**COLLECTED MATERIAL:**
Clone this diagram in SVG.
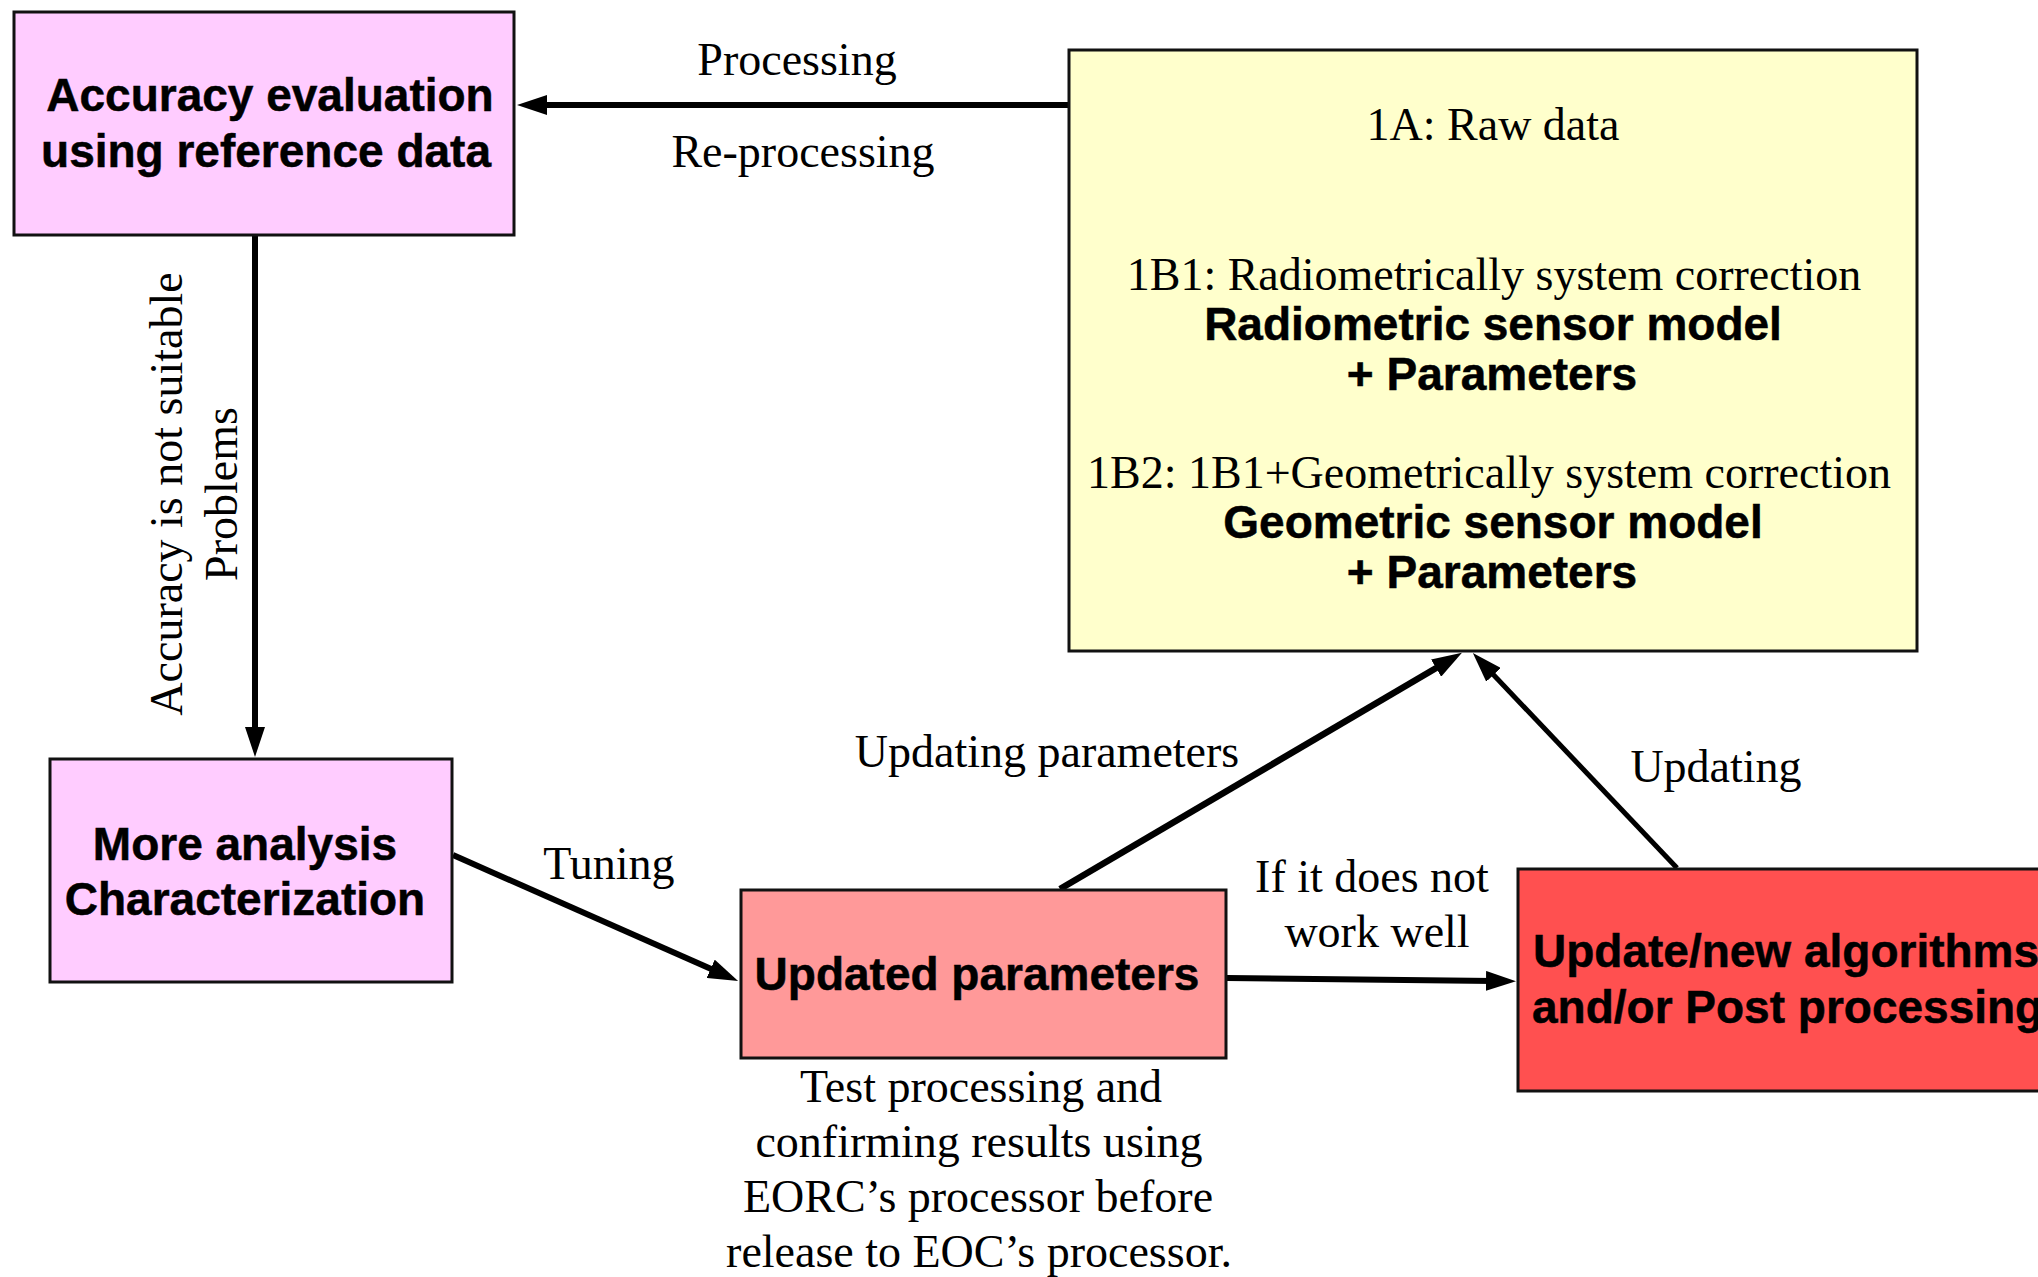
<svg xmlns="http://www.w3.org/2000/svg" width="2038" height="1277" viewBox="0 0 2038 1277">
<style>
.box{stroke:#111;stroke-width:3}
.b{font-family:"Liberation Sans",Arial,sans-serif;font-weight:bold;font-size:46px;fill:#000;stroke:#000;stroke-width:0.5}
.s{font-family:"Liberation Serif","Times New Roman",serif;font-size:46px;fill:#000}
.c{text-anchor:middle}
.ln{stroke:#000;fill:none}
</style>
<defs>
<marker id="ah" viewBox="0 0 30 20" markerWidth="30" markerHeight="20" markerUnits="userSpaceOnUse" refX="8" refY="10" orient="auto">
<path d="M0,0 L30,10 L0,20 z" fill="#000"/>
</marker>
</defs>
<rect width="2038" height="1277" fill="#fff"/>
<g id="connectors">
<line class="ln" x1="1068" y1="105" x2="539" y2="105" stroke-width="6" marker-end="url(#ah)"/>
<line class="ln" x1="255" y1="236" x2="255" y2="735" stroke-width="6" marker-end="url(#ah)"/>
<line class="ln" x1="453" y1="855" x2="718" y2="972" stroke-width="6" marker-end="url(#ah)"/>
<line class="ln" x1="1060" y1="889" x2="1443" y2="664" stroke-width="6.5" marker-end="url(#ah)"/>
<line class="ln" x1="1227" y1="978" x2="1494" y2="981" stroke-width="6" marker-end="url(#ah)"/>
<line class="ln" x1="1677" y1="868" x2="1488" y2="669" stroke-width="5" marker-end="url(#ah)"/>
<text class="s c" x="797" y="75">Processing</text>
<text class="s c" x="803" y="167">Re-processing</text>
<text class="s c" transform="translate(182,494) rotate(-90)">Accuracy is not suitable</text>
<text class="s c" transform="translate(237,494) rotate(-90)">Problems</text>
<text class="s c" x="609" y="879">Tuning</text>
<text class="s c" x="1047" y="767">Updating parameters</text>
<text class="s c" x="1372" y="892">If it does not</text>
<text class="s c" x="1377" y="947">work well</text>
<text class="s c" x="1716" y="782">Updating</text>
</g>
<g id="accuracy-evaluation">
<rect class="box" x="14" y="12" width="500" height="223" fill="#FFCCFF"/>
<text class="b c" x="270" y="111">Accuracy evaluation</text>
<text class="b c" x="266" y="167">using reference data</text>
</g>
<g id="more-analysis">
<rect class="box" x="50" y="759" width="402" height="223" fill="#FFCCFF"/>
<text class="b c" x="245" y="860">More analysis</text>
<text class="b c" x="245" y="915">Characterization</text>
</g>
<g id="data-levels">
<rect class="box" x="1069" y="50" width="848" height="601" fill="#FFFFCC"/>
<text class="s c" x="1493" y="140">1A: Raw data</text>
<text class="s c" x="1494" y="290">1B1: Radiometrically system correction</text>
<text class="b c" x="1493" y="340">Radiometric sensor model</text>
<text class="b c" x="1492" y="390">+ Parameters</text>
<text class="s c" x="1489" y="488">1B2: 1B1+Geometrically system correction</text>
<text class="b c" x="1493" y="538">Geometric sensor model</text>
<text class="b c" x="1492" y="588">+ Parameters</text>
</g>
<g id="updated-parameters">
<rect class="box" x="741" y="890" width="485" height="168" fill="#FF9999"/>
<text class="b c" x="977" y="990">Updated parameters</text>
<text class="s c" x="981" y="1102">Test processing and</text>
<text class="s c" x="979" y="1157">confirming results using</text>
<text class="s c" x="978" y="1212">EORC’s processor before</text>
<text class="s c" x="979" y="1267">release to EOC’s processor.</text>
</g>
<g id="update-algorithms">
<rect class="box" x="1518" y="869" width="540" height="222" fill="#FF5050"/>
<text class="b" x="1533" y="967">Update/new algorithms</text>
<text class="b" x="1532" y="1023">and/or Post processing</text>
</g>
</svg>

**EXERCISE REQUIREMENTS:**
Print the complete listing exactly, apart from any pictures.

**THE RESULT:**
Clone this diagram in SVG.
<svg xmlns="http://www.w3.org/2000/svg" width="2038" height="1277" viewBox="0 0 2038 1277">
<style>
.box{stroke:#111;stroke-width:3}
.b{font-family:"Liberation Sans",Arial,sans-serif;font-weight:bold;font-size:46px;fill:#000;stroke:#000;stroke-width:0.5}
.s{font-family:"Liberation Serif","Times New Roman",serif;font-size:46px;fill:#000}
.c{text-anchor:middle}
.ln{stroke:#000;fill:none}
</style>
<defs>
<marker id="ah" viewBox="0 0 30 20" markerWidth="30" markerHeight="20" markerUnits="userSpaceOnUse" refX="8" refY="10" orient="auto">
<path d="M0,0 L30,10 L0,20 z" fill="#000"/>
</marker>
</defs>
<rect width="2038" height="1277" fill="#fff"/>
<g id="connectors">
<line class="ln" x1="1068" y1="105" x2="539" y2="105" stroke-width="6" marker-end="url(#ah)"/>
<line class="ln" x1="255" y1="236" x2="255" y2="735" stroke-width="6" marker-end="url(#ah)"/>
<line class="ln" x1="453" y1="855" x2="718" y2="972" stroke-width="6" marker-end="url(#ah)"/>
<line class="ln" x1="1060" y1="889" x2="1443" y2="664" stroke-width="6.5" marker-end="url(#ah)"/>
<line class="ln" x1="1227" y1="978" x2="1494" y2="981" stroke-width="6" marker-end="url(#ah)"/>
<line class="ln" x1="1677" y1="868" x2="1488" y2="669" stroke-width="5" marker-end="url(#ah)"/>
<text class="s c" x="797" y="75">Processing</text>
<text class="s c" x="803" y="167">Re-processing</text>
<text class="s c" transform="translate(182,494) rotate(-90)">Accuracy is not suitable</text>
<text class="s c" transform="translate(237,494) rotate(-90)">Problems</text>
<text class="s c" x="609" y="879">Tuning</text>
<text class="s c" x="1047" y="767">Updating parameters</text>
<text class="s c" x="1372" y="892">If it does not</text>
<text class="s c" x="1377" y="947">work well</text>
<text class="s c" x="1716" y="782">Updating</text>
</g>
<g id="accuracy-evaluation">
<rect class="box" x="14" y="12" width="500" height="223" fill="#FFCCFF"/>
<text class="b c" x="270" y="111">Accuracy evaluation</text>
<text class="b c" x="266" y="167">using reference data</text>
</g>
<g id="more-analysis">
<rect class="box" x="50" y="759" width="402" height="223" fill="#FFCCFF"/>
<text class="b c" x="245" y="860">More analysis</text>
<text class="b c" x="245" y="915">Characterization</text>
</g>
<g id="data-levels">
<rect class="box" x="1069" y="50" width="848" height="601" fill="#FFFFCC"/>
<text class="s c" x="1493" y="140">1A: Raw data</text>
<text class="s c" x="1494" y="290">1B1: Radiometrically system correction</text>
<text class="b c" x="1493" y="340">Radiometric sensor model</text>
<text class="b c" x="1492" y="390">+ Parameters</text>
<text class="s c" x="1489" y="488">1B2: 1B1+Geometrically system correction</text>
<text class="b c" x="1493" y="538">Geometric sensor model</text>
<text class="b c" x="1492" y="588">+ Parameters</text>
</g>
<g id="updated-parameters">
<rect class="box" x="741" y="890" width="485" height="168" fill="#FF9999"/>
<text class="b c" x="977" y="990">Updated parameters</text>
<text class="s c" x="981" y="1102">Test processing and</text>
<text class="s c" x="979" y="1157">confirming results using</text>
<text class="s c" x="978" y="1212">EORC’s processor before</text>
<text class="s c" x="979" y="1267">release to EOC’s processor.</text>
</g>
<g id="update-algorithms">
<rect class="box" x="1518" y="869" width="540" height="222" fill="#FF5050"/>
<text class="b" x="1533" y="967">Update/new algorithms</text>
<text class="b" x="1532" y="1023">and/or Post processing</text>
</g>
</svg>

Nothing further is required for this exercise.